Assolti invece l’ex prefetto di Pescara, Francesco Provolo e, l’ex presidente della Provincia, Antonio Di Marco. A causa dell’incidente, morirono 29 persone: oggi, a sei anni dal disastro (e a tre anni e mezzo dall’inizio del processo), i parenti delle vittime si sono presentati al Tribunale di Pescara indossando o esponendo magliette con le foto dei propri cari. Molti di loro, tra le lacrime, hanno contestato la decisione del giudice, che ha assolto 25 imputati su 30: la lettura della sentenza ha scatenato il caos in aula: «Vergogna vergogna. Ingiustizia è fatta. Assassini. Venduti. Fate schifo», hanno urlato i parenti delle vittime.
La rabbia dei familiari
Le forze dell’ordine hanno dovuto trattenere alcuni di loro. «Questi qui hanno una discarica al posto del cuore! Speriamo nell’appello, ma se questo è l’andazzo non spero più niente, devo solo salvaguardare la mia vita per portare avanti il nome di mia figlia», ha commentato il padre di Jessica Tinari, morta nel resort di Farindola a 24 anni insieme al fidanzato Marco Tanda.

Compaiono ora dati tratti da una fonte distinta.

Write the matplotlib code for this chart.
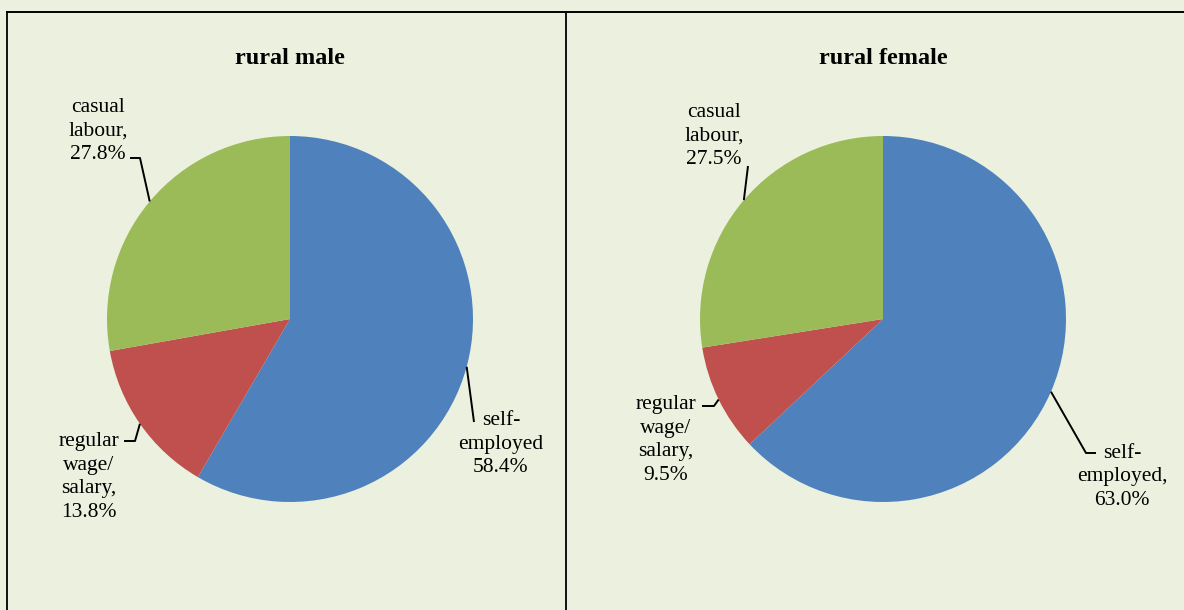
import matplotlib
matplotlib.use('Agg')
import matplotlib.pyplot as plt
import numpy as np

# ---- data ----
panel_titles = ['rural male', 'rural female']
categories = ['self-employed', 'regular wage/salary', 'casual labour']
male_values = [58.4, 13.8, 27.8]
female_values = [63.0, 9.5, 27.5]
male_names = ['self-\nemployed', 'regular\nwage/\nsalary,', 'casual\nlabour,']
female_names = ['self-\nemployed,', 'regular\nwage/\nsalary,', 'casual\nlabour,']
colors = ['#4F81BD', '#C0504D', '#9BBB59']

# ---- layout (pixel coordinates, y measured from top) ----
W, H = 1184, 610
BG = '#EBF1DE'
pie_centers = [(290, 319), (883, 319)]
pie_radius = 183
title_pos = [(290, 58), (883, 58)]
label_pos = [
    [(501, 444), (89, 477), (98, 131)],
    [(1122, 477), (666, 440), (714, 136)],
]
# elbow points of leader lines: list of intermediate points from pie edge to label
leader_pts = [
    [[(474, 422)], [(135, 441), (124, 441)], [(140, 158), (130, 158)]],
    [[(1086, 453), (1096, 453)], [(714, 406), (702, 406)], [(748, 166)]],
]

plt.rcParams['font.family'] = ['Liberation Serif', 'DejaVu Serif']

fig = plt.figure(figsize=(W / 100, H / 100), dpi=100)
fig.patch.set_facecolor(BG)
ax = fig.add_axes([0, 0, 1, 1])
ax.set_facecolor(BG)


def Y(py):
    return H - py


for i, (values, names) in enumerate([(male_values, male_names), (female_values, female_names)]):
    cx, cy = pie_centers[i]
    wedges, _ = ax.pie(values, colors=colors, startangle=90, counterclock=False,
                       center=(cx, Y(cy)), radius=pie_radius, frame=True,
                       wedgeprops=dict(linewidth=0))
    ax.text(title_pos[i][0], Y(title_pos[i][1]), panel_titles[i], ha='center', va='center',
            fontsize=17.5, fontweight='bold', color='black')
    for j, (w, name, v) in enumerate(zip(wedges, names, values)):
        mid = np.deg2rad((w.theta1 + w.theta2) / 2)
        ex = w.center[0] + w.r * np.cos(mid)
        ey = w.center[1] + w.r * np.sin(mid)
        xs = [ex] + [p[0] for p in leader_pts[i][j]]
        ys = [ey] + [Y(p[1]) for p in leader_pts[i][j]]
        ax.plot(xs, ys, color='black', lw=1.4, solid_capstyle='butt')
        lx, ly = label_pos[i][j]
        ax.text(lx, Y(ly), f'{name}\n{v:.1f}%', ha='center', va='center',
                fontsize=15.5, linespacing=1.33, color='black')

# frame lines
ax.plot([7, W], [Y(11.5), Y(11.5)], color='black', lw=1.4)
ax.plot([7, 7], [Y(11.5), 0], color='black', lw=1.3)
ax.plot([566, 566], [Y(11.5), 0], color='black', lw=1.3)

ax.set_xlim(0, W)
ax.set_ylim(0, H)
ax.set_aspect('auto')
ax.axis('off')

fig.savefig('out.png', dpi=100, facecolor=BG)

«Sei anni buttati qua dentro! Per fare che? Tutti assolti, il fatto non sussiste!», ha urlato Francesco D’Angelo, fratello di Gabriele D’Angelo, cameriere dell’hotel, morto nel crollo. Aggiungendo: «Quattro minuti di chiamata! Chi ha chiamato mio fratello? Chi ha chiamato?».
Il riferimento è alle telefonate che Gabriele effettuò qualche ora prima della valanga: chiamò il Centro coordinamento soccorsi della prefettura per chiedere di liberare la strada e consentire agli ospiti dell’hotel di lasciare la struttura.
I 30 imputati, oltre al gestore e al proprietario della struttura, erano amministratori e funzionari pubblici, accusati a vario titolo dei reati di disastro colposo, omicidio plurimo colposo, lesioni, falso, depistaggio e abusi edilizi.
«Giudice, non finisce qui», ha minacciato dopo la lettura della sentenza un superstite della tragedia, Giampaolo Matrone, 39 anni, di Monterotondo. Sotto la valanga perse la moglie Valentina Cicioni, infermiera al Gemelli. Le forze dell’ordine l’hanno poi allontanato dall’aula.